Paper No. 5-5
Presentation Time: 9:20 AM
A POSSIBLE EXPLANATION FOR THE CORRELATION OF GOLD AND ARSENIC WITHIN PYRITE, ARSENIAN PYRITE, AND ARSENOPYRITE
Invisible gold is a type of gold ore that consists of micrometer-sized blebs of native gold and structurally bound gold in iron sulfides, most commonly pyrite, arsenian pyrite and arsenopyrite, in hydrothermal-type gold deposits. Increasing arsenic concentrations often correlate with increasing gold concentrations in natural samples.
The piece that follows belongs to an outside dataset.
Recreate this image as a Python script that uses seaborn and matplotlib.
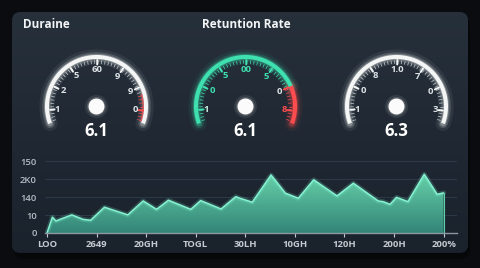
import numpy as np
import pandas as pd
import matplotlib
matplotlib.use("Agg")
import matplotlib.pyplot as plt
import seaborn as sns
from matplotlib.patches import FancyBboxPatch, Circle, PathPatch

sns.set_theme(style="dark")
plt.rcParams["font.family"] = ["Open Sans", "DejaVu Sans"]

# ---------------- data ----------------
panel_titles = ["Duraine", "Retuntion Rate"]
gauge_values = ["6.1", "6.1", "6.3"]
gauge_labels = [
    ["1", "2", "5", "60", "9", "9", "0"],
    ["1", "0", "5", "00", "5", "0", "8"],
    ["1", "0", "8", "1.0", "7", "0", "3"],
]
x_labels = ["LOO", "2649", "20GH", "TOGL", "30LH", "10GH", "120H", "200H", "200%"]
y_labels = ["0", "10", "140", "2K0", "150"]
trend_x = [0.0, 0.11, 0.18, 0.50, 0.73, 0.88, 1.16, 1.63, 1.94, 2.21, 2.45, 2.90,
           3.10, 3.51, 3.81, 3.89, 4.14, 4.52, 4.81, 5.07, 5.38, 5.85, 6.18, 6.68,
           6.78, 6.92, 7.05, 7.28, 7.61, 7.87, 8.0]
trend_y = [0.0, 0.88, 0.67, 1.01, 0.76, 0.71, 1.44, 1.01, 1.79, 1.32, 1.83, 1.32,
           1.81, 1.34, 2.03, 1.94, 1.72, 3.24, 2.22, 1.94, 2.97, 2.07, 2.78, 1.79,
           1.75, 1.60, 1.99, 1.75, 3.28, 2.16, 2.24]

df = pd.DataFrame({"x": trend_x, "y": trend_y})

# ---------------- figure ----------------
W, H = 480, 268
fig = plt.figure(figsize=(W / 100, H / 100), dpi=100, facecolor="#0b0c0f")
ax0 = fig.add_axes([0, 0, 1, 1])
ax0.set_xlim(0, W)
ax0.set_ylim(H, 0)
ax0.axis("off")
ax0.set_facecolor("none")

# panel shadow + panel with vertical gradient
shadow = FancyBboxPatch((14, 16), 456, 243, boxstyle="round,pad=0,rounding_size=10",
                        facecolor="#050607", edgecolor="none", alpha=0.8, zorder=0)
ax0.add_patch(shadow)
panel = FancyBboxPatch((12, 12), 456, 241, boxstyle="round,pad=0,rounding_size=9",
                       facecolor="#1e2833", edgecolor="none", zorder=1)
ax0.add_patch(panel)
grad = np.linspace(0, 1, 256).reshape(-1, 1)
c_top = np.array([0.150, 0.188, 0.231])
c_bot = np.array([0.102, 0.133, 0.173])
img = c_top[None, None, :] * (1 - grad[:, :, None]) + c_bot[None, None, :] * grad[:, :, None]
im = ax0.imshow(img, extent=[12, 468, 253, 12], aspect="auto", zorder=1.5,
                interpolation="bicubic")
im.set_clip_path(panel)
ax0.set_xlim(0, W)
ax0.set_ylim(H, 0)

# titles
ax0.text(23, 24, panel_titles[0], color="#f2f4f6", fontsize=8.5, fontweight="bold",
         ha="left", va="center", zorder=5)
ax0.text(246, 24, panel_titles[1], color="#f2f4f6", fontsize=8.5, fontweight="bold",
         ha="center", va="center", zorder=5)

# ---------------- gauges ----------------
centers = [96.5, 245.5, 396.5]
cy = 106.5
R = 49.5
label_angles = [184, 155, 124, 89, 55, 24, -5]
WHITE = "#f4f6f6"
GREEN = "#3fe0b0"
RED = "#ff4d4f"


def pt(cx, r, ang):
    a = np.deg2rad(ang)
    return cx + r * np.cos(a), cy - r * np.sin(a)


def arc(cx, a0, a1, color, lw=2.9, glow=True):
    angs = np.linspace(a0, a1, 120)
    xs, ys = pt(cx, R, angs)
    if glow:
        ax0.plot(xs, ys, color=color, lw=lw + 8, alpha=0.07, solid_capstyle="round", zorder=3)
        ax0.plot(xs, ys, color=color, lw=lw + 4, alpha=0.16, solid_capstyle="round", zorder=3)
        ax0.plot(xs, ys, color=color, lw=lw + 1.5, alpha=0.3, solid_capstyle="round", zorder=3)
    ax0.plot(xs, ys, color=color, lw=lw, solid_capstyle="butt", zorder=4)


for gi, cx in enumerate(centers):
    if gi == 1:
        arc(cx, 200, 24, GREEN)
        arc(cx, 24, -20, RED)
    else:
        arc(cx, 200, -20, WHITE)
    if gi == 0:
        angs = np.linspace(15, -18, 30)
        xs, ys = pt(cx, R - 2.8, angs)
        ax0.plot(xs, ys, color=RED, lw=1.0, alpha=0.7, zorder=4)

    # minor ticks
    for ang in np.arange(198, -19, -4.4):
        col = "#c9d1d5"
        if gi == 0 and ang < 16:
            col = RED
        if gi == 1:
            col = GREEN if ang > 24 else RED
        x1, y1 = pt(cx, R - 3.5, ang)
        x2, y2 = pt(cx, R - 6.5, ang)
        ax0.plot([x1, x2], [y1, y2], color=col, lw=0.6, alpha=0.85, zorder=4)
    # major ticks + labels
    for li, (ang, lab) in enumerate(zip(label_angles, gauge_labels[gi])):
        x1, y1 = pt(cx, R - 3.0, ang)
        x2, y2 = pt(cx, R - 7.5, ang)
        tcol = WHITE
        lcol = "#dde3e6"
        if gi == 1:
            tcol = GREEN if ang > 24 else RED
            lcol = ["#c8eee0", GREEN, GREEN, GREEN, GREEN, "#dde3e6", RED][li]
        if gi == 0 and ang < 0:
            tcol = RED
        ax0.plot([x1, x2], [y1, y2], color=tcol, lw=1.4, zorder=4)
        r_lab = 39 if li in (0, 6) else 37
        lx, ly = pt(cx, r_lab, ang)
        ax0.text(lx, ly, lab, color=lcol, fontsize=6.8, fontweight="bold",
                 ha="center", va="center", zorder=5)

    # central dot
    ax0.add_patch(Circle((cx, cy), 11, facecolor="white", alpha=0.06, zorder=4))
    ax0.add_patch(Circle((cx, cy), 9, facecolor="white", alpha=0.12, zorder=4))
    ax0.add_patch(Circle((cx, cy), 7.3, facecolor="#fbfbfb", zorder=5))
    ax0.text(cx, 131, gauge_values[gi], color="white", fontsize=12, fontweight="bold",
             ha="center", va="center", zorder=5)

# ---------------- area chart ----------------
ax = fig.add_axes([45 / W, 35 / H, 412 / W, 77 / H])
ax.set_facecolor("none")
ax.set_xlim(-0.04, 8.27)
ax.set_ylim(0, 4.3)

fill = ax.fill_between(df["x"], df["y"], 0, color="#4fc6a2", alpha=0.0, lw=0)
verts = fill.get_paths()[0]
gy = np.linspace(0, 1, 256).reshape(-1, 1)
top_c = np.array([0.40, 0.82, 0.66])
bot_c = np.array([0.20, 0.52, 0.47])
gimg = top_c[None, None, :] * gy[:, :, None] + bot_c[None, None, :] * (1 - gy[:, :, None])
gim = ax.imshow(gimg, extent=[0, 8, 0, 3.35], origin="lower", aspect="auto", zorder=2)
pp = PathPatch(verts, transform=ax.transData, facecolor="none", edgecolor="none")
ax.add_patch(pp)
gim.set_clip_path(pp)
ax.set_xlim(-0.04, 8.27)
ax.set_ylim(0, 4.3)

sns.lineplot(data=df, x="x", y="y", ax=ax, color="#7ff5d2", lw=3.5, alpha=0.2, zorder=3)
sns.lineplot(data=df, x="x", y="y", ax=ax, color="#86f3d2", lw=1.1, zorder=4)
ax.plot([8.0, 8.0], [0, trend_y[-1]], color="#5fd0ae", lw=0.8, zorder=4)

ax.set_yticks(range(len(y_labels)))
ax.set_yticklabels(y_labels)
ax.set_xticks(range(len(x_labels)))
ax.set_xticklabels(x_labels)
ax.set_xlabel("")
ax.set_ylabel("")
ax.grid(axis="y", color="#2c3846", lw=0.8)
ax.grid(axis="x", visible=False)
ax.set_axisbelow(True)
for s in ["top", "right", "left"]:
    ax.spines[s].set_visible(False)
ax.spines["bottom"].set_color("#8c97a2")
ax.spines["bottom"].set_linewidth(1.0)
ax.spines["bottom"].set_zorder(5)
ax.tick_params(axis="x", colors="#c3cad1", labelsize=6.8, length=3, width=0.8,
               direction="out", pad=2, bottom=True)
ax.tick_params(axis="y", colors="#b4bcc4", labelsize=6.8, length=0, pad=6)
for t in ax.get_xticklabels():
    t.set_fontweight("bold")
for t in ax.get_yticklabels():
    t.set_fontweight("semibold")

fig.savefig("out.png", dpi=100, facecolor=fig.get_facecolor())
This relationship was evaluated by conducting experiments at 200 °C, 300 °C, 400 °C, 500 °C and 600 °C in arsenic-free and arsenic-bearing systems. Pyrite or arsenopyrite seed crystals were surrounded by finely powdered FeS2 or FeAsS and placed into quartz or silica-based glass vessels with a synthetic hydrothermal fluid and metallic gold for a minimum and maximum of 60 and 370 days, respectively. Gold ions from the hydrothermal fluid were able to diffuse into the seed crystal and become incorporated into the new growth around the seed crystal. Gold concentrations, as determined by using laser ablation inductively coupled plasma mass spectrometry, were found to be higher in the rims of crystals than the cores. Gold concentrations in arsenopyrite and pyrite rims ranged from 0.058 to 0.685 and 0.011 to 0.073 µg/g at 200 °C, respectively. At 600 °C, gold concentrations in arsenopyrite and pyrite rims ranged 0.194 to 2.641 and 0.076 to 0.324 µg/g. The presence of arsenic enhanced the concentration of gold in pyrite and arsenopyrite in the experiments, but the concentrations observed are much lower than those observed in natural samples, which can reach up to 10,000 µg/g. We hypothesize that disequilibrium and a non-stoichiometric induced surficial charge can allow for the addition of gold through chemisorption and/or electrosorption during times of fast crystal growth. These processes will enhance gold concentrations in pyrite and arsenopyrite in zones of high fluid flow and where gold species are being destabilized, often by wall rock alteration.